Re: Some very thought-provoking ideas about OS architecture.

Alan Cox (alan@lxorguk.ukuu.org.uk)
Sun, 20 Jun 1999 14:18:45 +0100 (BST)


> Accepting your analysis, it still seems to me there's a difference,
> though. In an EROS-like world, you would only pay the complexity cost of doing
> fscobject-like things in the postmortem analyzer that's trying to
> stitch together the remaining pieces. You wouldn't have to pay that same

That depends on if you want to consistency check your object store after a
crash. Unless you journal the object store - which btw is hard. If you have
two thousand inter-related objects you need to dump the set of them
consistently and in a snapshotted state.

Funnily enough "object system" and file system journalling are identical.

> is run its own debugging and benchmarking tools. Still, the fact that
> the test kernel can be that small is IMO an argument that the design
> is sound.

V7 Unix is smaller than that. System III is about 60K on a 68010 CPU.

> > block writes tell me how it will outperform a conventional OS if only
> > a small number of changes in a small number of objects occur.
>
> No seeks to read inodes, because the map from EROS's virtual-space
> blocks to disk blocks is almost trivial (essentially the disks get
> treated like a honkin' big series of swap volumes). So the disk
> access pattern would be quite different, I think.

Not really. The mapping of objects to disks is complex the moment you allow
an object to expand or want to reclaim space. Again it is the same problems

1. You need an indexing object - in a fileystem it is a directory or
directory tree
2. You need to position objects/files for locality
3. You need fragmentation resistant algorithms

There are arguments about how you provide this - ranging from conventional
cylinder groups through log structured file systems to stuff like reiserfs
where the fs is viewed much more in a database fashion.

It doesn't matter if your email is an object or a file or a database record,
they are the same thing. Your handle just changes name.

> That, under most circumstances, you don't have to manage persistence
> yourself (or to put it more concretely, no explicit disk I/O in most
> applications). That's clearly a huge win, even if you end up having to do
> more conventional-looking things in applications that require
> commit/rollback.

Why is having persistence managed by a library that is playing guessing games
of your intent a good idea ? It has to know about object relationships,
potentially it has to blindly snapshot the entire system. It has to do a lot
of work to know in detail what has changed.

Again this is identical to conventional file system problems. if you've ever
tried to send someone a file not knowing what other files it happens to include
or need, you've met the object relationship problems.

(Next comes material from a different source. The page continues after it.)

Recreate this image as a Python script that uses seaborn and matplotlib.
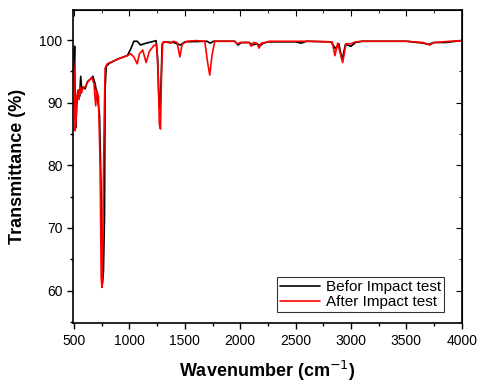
import pandas as pd
import numpy as np
import matplotlib
matplotlib.use('Agg')
import matplotlib.pyplot as plt
import seaborn as sns
from matplotlib.ticker import MultipleLocator

# Spectrum before the impact test (wavenumber, transmittance)
before_wn = [500, 505, 510, 515, 525, 540, 550, 560, 570, 585, 600, 620, 650, 670,
             690, 710, 730, 745, 755, 765, 775, 780, 790, 820, 900, 980, 1010, 1040,
             1070, 1100, 1150, 1200, 1240, 1255, 1265, 1275, 1285, 1295, 1310, 1400,
             1460, 1500, 1700, 1730, 1760, 1950, 1980, 2010, 2080, 2110, 2150, 2180,
             2210, 2250, 2500, 2550, 2600, 2820, 2860, 2890, 2920, 2950, 3000, 3040,
             3100, 3500, 3650, 3700, 3750, 3850, 3900, 3950, 4000]
before_t = [96, 99.0, 88, 86, 90, 92, 91, 94.2, 92, 92.5, 92.2, 93.3, 93.8, 94.2,
            93, 91, 88, 75, 61, 63, 72, 92, 95.8, 96.3, 97, 97.5, 98.5, 99.8,
            99.8, 99.2, 99.5, 99.7, 99.9, 97, 91, 89, 93, 99.3, 99.7, 99.6,
            99.2, 99.7, 99.8, 99.5, 99.8, 99.8, 99.2, 99.6, 99.6, 99.2, 99.4, 99.1,
            99.5, 99.7, 99.7, 99.5, 99.8, 99.7, 98.6, 99.4, 96.8, 99.3, 99.0, 99.6,
            99.8, 99.8, 99.5, 99.3, 99.6, 99.6, 99.7, 99.8, 99.9]

# Spectrum after the impact test
after_wn = [495, 505, 510, 518, 525, 535, 545, 555, 565, 580, 600, 630, 660, 680,
            695, 705, 720, 735, 745, 752, 760, 770, 780, 800, 900, 980, 1010, 1040,
            1070, 1090, 1120, 1150, 1180, 1220, 1245, 1260, 1270, 1280, 1290, 1300,
            1330, 1370, 1400, 1430, 1455, 1475, 1520, 1600, 1680, 1705, 1725, 1745,
            1770, 1950, 1975, 2000, 2080, 2100, 2120, 2150, 2170, 2190, 2230, 2260,
            2550, 2600, 2830, 2855, 2880, 2925, 2955, 3000, 3040, 3100, 3500, 3650,
            3710, 3750, 3900, 4000]
after_t = [96.5, 93, 85.5, 87, 91, 92, 90.5, 92.5, 91.5, 92.3, 92.5, 93.5, 94, 93,
           89.5, 92, 91, 80, 62, 60.5, 70, 85, 95.5, 96.2, 97, 97.5, 97.8, 97.3,
           96.2, 97.8, 98.4, 96.4, 98.2, 99.1, 99.3, 94, 86.5, 85.8, 95, 99.6,
           99.7, 99.5, 99.8, 99.6, 97.3, 99.3, 99.8, 99.9, 99.8, 96.5, 94.4, 97.5,
           99.8, 99.8, 99.4, 99.6, 99.6, 99.0, 99.6, 99.5, 98.7, 99.5, 99.6, 99.8,
           99.8, 99.8, 99.7, 97.5, 99.5, 96.4, 99.4, 99.4, 99.7, 99.8, 99.8, 99.6,
           99.2, 99.6, 99.8, 99.9]

labels = ['Befor Impact test', 'After Impact test']

df = pd.concat([
    pd.DataFrame({'wn': before_wn, 't': before_t, 'sample': labels[0]}),
    pd.DataFrame({'wn': after_wn, 't': after_t, 'sample': labels[1]}),
])

sns.set_style('ticks', {'axes.edgecolor': 'black', 'text.color': 'black',
                        'axes.labelcolor': 'black', 'xtick.color': 'black',
                        'ytick.color': 'black'})
plt.rcParams['font.family'] = ['Liberation Sans', 'DejaVu Sans']

fig = plt.figure(figsize=(4.8, 3.82), dpi=100)
ax = fig.add_axes([0.152, 0.154, 0.810, 0.820])

sns.lineplot(data=df, x='wn', y='t', hue='sample', palette=['black', '#ff0000'],
             estimator=None, sort=False, linewidth=1.2, ax=ax)

ax.set_xlim(490, 4000)
ax.set_ylim(54.8, 104.8)
ax.xaxis.set_major_locator(MultipleLocator(500))
ax.xaxis.set_minor_locator(MultipleLocator(250))
ax.yaxis.set_major_locator(MultipleLocator(10))
ax.yaxis.set_minor_locator(MultipleLocator(5))
ax.tick_params(which='both', direction='out', labelsize=10, width=1)
ax.tick_params(which='major', length=4)
ax.tick_params(which='minor', length=2.5)

# mirrored ticks on top and right, pointing inward
top = ax.secondary_xaxis('top')
top.xaxis.set_major_locator(MultipleLocator(500))
top.xaxis.set_minor_locator(MultipleLocator(250))
top.tick_params(which='both', direction='in', labeltop=False)
top.tick_params(which='major', length=4)
top.tick_params(which='minor', length=2.5)
right = ax.secondary_yaxis('right')
right.yaxis.set_major_locator(MultipleLocator(10))
right.yaxis.set_minor_locator(MultipleLocator(5))
right.tick_params(which='both', direction='in', labelright=False)
right.tick_params(which='major', length=4)
right.tick_params(which='minor', length=2.5)

for s in ax.spines.values():
    s.set_linewidth(1.2)

ax.set_xlabel('Wavenumber (cm$^{-1}$)', fontsize=13, fontweight='bold', labelpad=8)
ax.set_ylabel('Transmittance (%)', fontsize=13, fontweight='bold', labelpad=10)

leg = ax.legend(loc='lower right', bbox_to_anchor=(0.955, 0.035), fontsize=11,
                frameon=True, fancybox=False, edgecolor='black', borderpad=0.2,
                handlelength=2.6, handletextpad=0.4, labelspacing=0.05,
                borderaxespad=0)
leg.get_frame().set_linewidth(0.8)
for line in leg.get_lines():
    line.set_linewidth(1.2)

fig.savefig('out.png', dpi=100)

So all you have to do is export every object that this object refers to. Like
the windowing environment, whoops oh dear. I've worked with persistant object
stores of sorts. AberMUD5 is a multiuser game that is basically a persistant
object store. The "how do I split something off from the rest" problem isn't
fun. You can do most of it by making a logical copy of the object store
marking the objects you want as needed and garbage collecting the rest. However
even if you then are smart about some of the object linkages you still find
large numbers of objects that wont go away and whose connectivity and relation
to the stuff you want is very complex even to visualise.

> What I'm thinking is this: remember RT-Linux? Suppose the kernel were
> a process running over an EROS-like layer...

Suppose Eros was just a set of persistent object libraries that ran on
top of numerous other platforms too, could be downloaded off the net and worked
pretty well within the limits of the "programmer lazy, do more work than
needed" paradigm.

ftp://ftp.cs.utexas.edu/pub/garbage/texas/README

And that is demonstrably the right way up. If you put a "lazy programmer"
system at the bottom of an environment you prevent the smart programmer doing
smart things. If your bottom layer is fundamentally ignorant of programmer
provided clues you cripple the smart.